On December 5, 1947, acclaimed war-journalist Kenneth L. Dixon wrote that the loyalty questionnaire was one element in a “campaign of hysteria which has been threatening to ‘burn down’ the civil rights structure of our American government recently just to smoke out a few Communists who probably would go unnoticed in the very confusion of that campaign.”
For his part, Walter Davis said “I don’t think Communists should be permitted to work for the government. But I didn’t fight for a government which tells you to ‘sign this, or else.’ That’s what I thought we were fighting to prevent. I fought for some rights – I think those rights have been stepped on.” At the risk of losing his job, the blond, bespectacled 22-year-old Davis refused to sign.
According to journalist Dixon the only thing the loyalty questionnaire business accomplished was “the frightening of thousands of decent, ordinary, and often underpaid, federal employees who now are afraid to speak their opinions in departmental lunchrooms, and who literally tremble at nocturnal knocks on their door in a manner reminiscent of an erstwhile enemy regime abroad.”
Addressing the Davis situation directly, Dixon writes “It is pointless to stress the irony of questioning the loyalty of a twice-wounded, one-handed veteran who is listed on the Army books as one hundred percent disabled. It is equally pointless to underscore the stupidity of expecting a disloyal person to admit openly or even carelessly give away his treason in this sort of mass questionnaire. The point is that Walt Davis suddenly made a lot of people stop and think.”

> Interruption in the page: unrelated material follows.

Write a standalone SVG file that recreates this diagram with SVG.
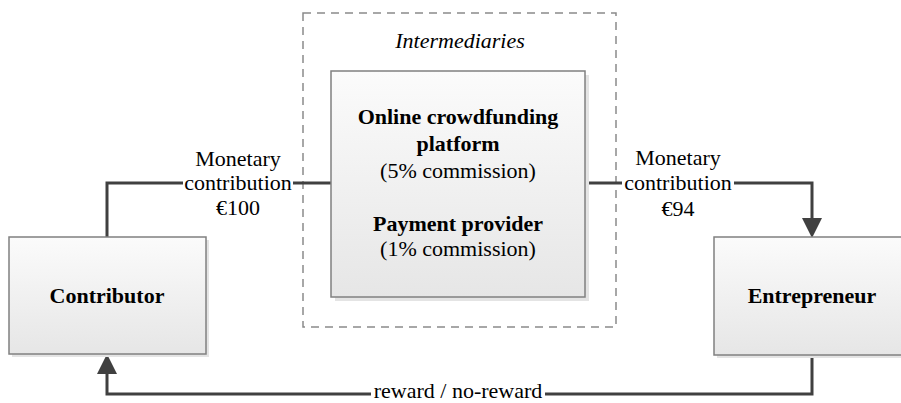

The controversy surrounding his refusal to sign the document was short-lived as Walter agreed to the pledge on December 10.
On December 11, 1947, Congressman John E. Rankin of Mississippi, whose physical description of Davis shows they never met, addressed the U.S. House of Representatives: “Mr. Speaker, several days ago Mr. Walter E. Davis, a young veteran, an amputee, who I believe lost a leg in the recent war, refused to take the anti-Communist oath as an employee of the Veterans Administration. He later found that the Communists were trying to make a goat of him, that they were using his refusal as propaganda throughout the country. So, on yesterday, rather than be made the tool of the Communist forces in the country, he went back, took the oath, and issued this statement (at this time, Congressman Rankin introduced a newspaper article that carried the following testimony of Davis):
“Since stating my position relative to the loyalty probe and my refusal to sign the loyalty pledge it has been brought to my attention that disloyal groups are attempting to make capital of my actions. For that reason, and only for that reason, I am anxious to have my fellow Americans know my true position. I felt at the time I was asked to sign the pledge as a Federal employee, and I still feel that the loyalty of anyone who fought and bled for his country should not be questioned. However, I was unaware of the forces at work to undermine our form of government. In no other way could I, just a plain Joe, have seen how quickly the enemies within our gates could attempt to use me as a tool to agitate and cause unrest. It is with pleasure that I now welcome the opportunity to sign the loyalty pledge and do anything else that may root out of our Federal Government and make known to our people any among us who are disloyal.”
Rankin continued, “I congratulate this young man for coming out and supporting his government. The loyalty pledge is not intended to embarrass anyone and will not embarrass any real American when he understands it.”
Eleven years later, in 1958, Davis again made national news when he appeared in a May 28 Associated Press Wirephoto; this time pictured in the US Capitol rotunda with the following caption: “Walter Davis, Pennsylvania farmer who lost an arm fighting in the European theater in the last war stands at attention before the flag-draped caskets containing the bodies of Unknowns of World War II and Korea in the Capitol rotunda today. Davis, of Corry, Pa., was the first man in line to pay tribute to the Unknowns. ‘It’s beautiful, it’s beautiful,’ he said.”